The total investment associated with this proposed plant acquisition, including the amounts associated with the purchase price, transaction costs, contingency and future investment in the plant and transmission upgrades, was generically included in the previously disclosed preliminary 2015 through 2017 capital plan for Entergy and the affected subsidiaries. In addition, the estimated earnings implications were reflected in the financial outlook of approximately 5 to 7 percent compound annual average net income growth through 2017 (off 2013 base year) for the Utility business.
Entergy Corporation is an integrated energy company engaged primarily in electric power production and retail distribution operations. Entergy owns and operates power plants with approximately 30,000 megawatts of electric generating capacity, including more than 10,000 megawatts of nuclear power, making it one of the nation’s leading nuclear generators. Entergy delivers electricity to 2.8 million utility customers in Arkansas, Louisiana, Mississippi and Texas. Entergy has annual revenues of more than $11 billion and approximately 14,000 employees.
Additional investor information can be accessed at www.entergy.com/investor_relations
In this news release, and from time to time, Entergy Corporation makes certain “forward-looking statements” within the meaning of the Private Securities Litigation Reform Act of 1995. Except to the extent required by the federal securities laws, Entergy undertakes no obligation to publicly update or revise any forward-looking statements, whether as a result of new information, future events or otherwise.

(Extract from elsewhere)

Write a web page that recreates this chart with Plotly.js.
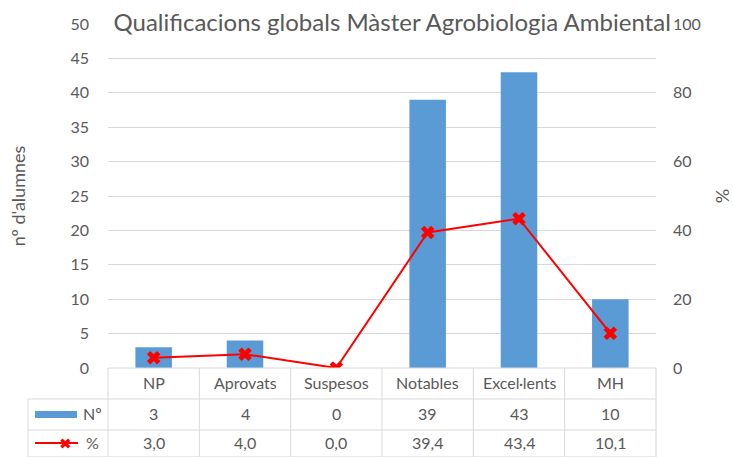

Forward-looking statements involve a number of risks and uncertainties. There are factors that could cause actual results to differ materially from those expressed or implied in the forward-looking statements, including (a) those factors discussed in this news release and in Entergy’s most recent Annual Report on Form 10-K, any subsequent Quarterly Reports on Form 10-Q and Entergy’s other reports and filings made under the Securities Exchange Act of 1934; (b) uncertainties associated with rate proceedings, formula rate plans and other cost recovery mechanisms; (c) uncertainties associated with efforts to remediate the effects of major storms and recover related restoration costs; (d) nuclear plant relicensing, operating and regulatory risks, including any changes resulting from the nuclear crisis in Japan following its catastrophic earthquake and tsunami; (e) changes in decommissioning trust fund values or earnings or in the timing or cost of decommissioning Vermont Yankee or any of Entergy’s other nuclear plant sites; (f) legislative and regulatory actions and risks and uncertainties associated with claims or litigation by or against Entergy and its subsidiaries; and (g) economic conditions and conditions in commodity and capital markets during the periods covered by the forward-looking statements, in addition to other factors described elsewhere in this release and subsequent securities filings.